Und das wirklich bemerkenswerte: alle haben sich verstanden und ohne Scheuklappen miteinander geredet und zugehört. Es wurden eben keine bekannten Sprechblasen produziert wie sie oft von Partei- oder Verbandsebene zu hören sind. Und eben auch kein wissenschaftlicher, sondern ein ganz praktischer Beirat, der aber mit einfachen Worten genau das zum Ausdruck bringt, was die Bauern, Winzer, Imker und andere in der Ur-Produktion so bewegt. Dass der Minister (Zitat) „das Praktikern-Netzwerk auf Augenhöhe mit dem Wissenschaftlichen Beirat“ sieht, muss die Professoren aber nicht erschrecken. Sie müssen ja ihre eigenen Vorschläge nicht im täglichen Leben umsetzen… Oder anders gesagt: Technokratie und Amtsstube trifft real life.

Und genau darum geht es dem BMEL: eine Plattform zu schaffen, auf der die Menschen an der Basis, dort wo die Arbeit gemacht wird, ihre Meinung äußern und so der Politik Hinweise geben, wie und ob das, was „von denen da oben“ an Gesetzen und Verordnungen fabriziert wird, in der täglichen Praxis umgesetzt werden kann. Und es ging darum, Vorschläge, Wünsche und Kritik zu formulieren, welche Themen für die Basis wichtig und welche vernachlässigbar sind. Übrigens vollkommen unabhängig von irgendeiner Vorliebe für irgendeine Partei.

Ernsthaft ohne Selbstdarstellung

Das alles geschah in vier Arbeitsgruppen zu den Themen Pflanzenbau, Tierhaltung, Wertschätzung von Lebensmitteln und Digitalisierung. Fast schon logisch, dass der Bereich Tierhaltung überfüllt, der Bereich Digitalisierung schwächer besetzt war. Da brennt es halt den Leuten nicht so unter den Nägeln.  Es ist unmöglich, auch nur im Ansatz die vielen Meinungsäußerungen zusammenzufassen. Was mir aber auffiel, war die Ernsthaftigkeit jedes einzelnen Wortbeitrages. Da war auch niemand, der einen Beitrag eines anderen als Blödsinn abgetan hätte. Eher wurde ergänzt, auf der Meinung des anderen aufgebaut und eben nicht politisiert. Weil es allen um die Sache ging und nicht um Selbstdarstellung.  Das war unheimlich wohltuend.

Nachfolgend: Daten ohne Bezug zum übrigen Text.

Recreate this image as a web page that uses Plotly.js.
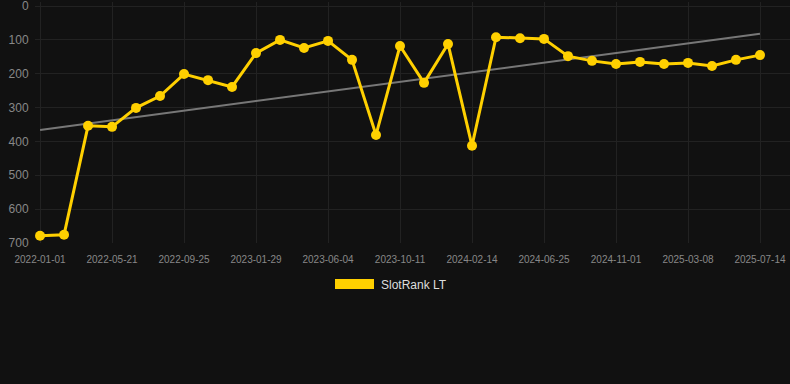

Ein paar Beitrags-Splitter

Ein paar kleine Ausschnitte aus den Diskussionen sollen dann doch genannt werden. Ein Teilnehmer sagte, dass „er nicht von Prämien leben will, sondern davon, was er am Markt erzielt“. Da nickten viele, weil ihnen der Disput um erste oder zweite Säule so langsam am Hals heraushängt. Das staatliche Tierwohllabel fanden wirklich nicht alle gut, wobei die meisten die ganze „Labelei“ ohnehin für fragwürdig halten, weil kaum noch einer durchblickt. Bringt eine Flächenstilllegung über mehrere Monate für Artenvielfalt und Bienen nicht mehr als das ganze komplizierte Greening- „Gedöns“? Eine Frage, über die es nachzudenken lohnt, weil es zu dem viel beschworenen „Bürokratieabbau“ führen würde und der Natur mehr bringt. Kritisiert wurde auch, dass der Begriff der Ernährungs-Bildung in Schulen und Kindergärten seit Jahren von allen Politikern aller Farben zwar im Munde geführt wird, erkennbare Fortschritte mit konkreten Maßnahmen aber nicht wirklich erkennbar sind. Dabei wäre es dringend nötig, damit wieder ein realer Bezug zu den Lebensmitteln hergestellt wird. Und das nicht nur bei Kindern! Und über allem schwebte dann immer wieder die Frage, wie man als Produzent von Nahrungsmitteln die Ansprüche der Gesellschaft erfüllen kann, diese dann aber auch honoriert bekommt. Denn zwischen Erzeuger und Verbraucher sind ja noch ein paar andere, die da „mitspielen“. Doch die waren nicht beim Netzwerk. Aber wir müssen ja auch noch was für das nächste Treffen haben…

Fazit

Alle, die zu diesem Praktiker-Netzwerk gekommen sind, sind am späten Nachmittag mit dem Eindruck von dieser Veranstaltung weggefahren, dass es sich nicht um einen Wahlkampf-Gag handelte sondern um das ernsthafte Bemühen einer basisdemokratischen Auseinandersetzung. Das Treffen war sehr gut organisiert und in der Kürze der zur Verfügung stehenden Zeit (netto ohne Pausen etwa 3 Stunden) wurde ein wirklich vorzeigbares Ergebnis erzielt. Verglichen mit so manchem Gipfeltreffen eine beachtenswerte Leistung.  Und das alles ohne Randale und Wasserwerfern.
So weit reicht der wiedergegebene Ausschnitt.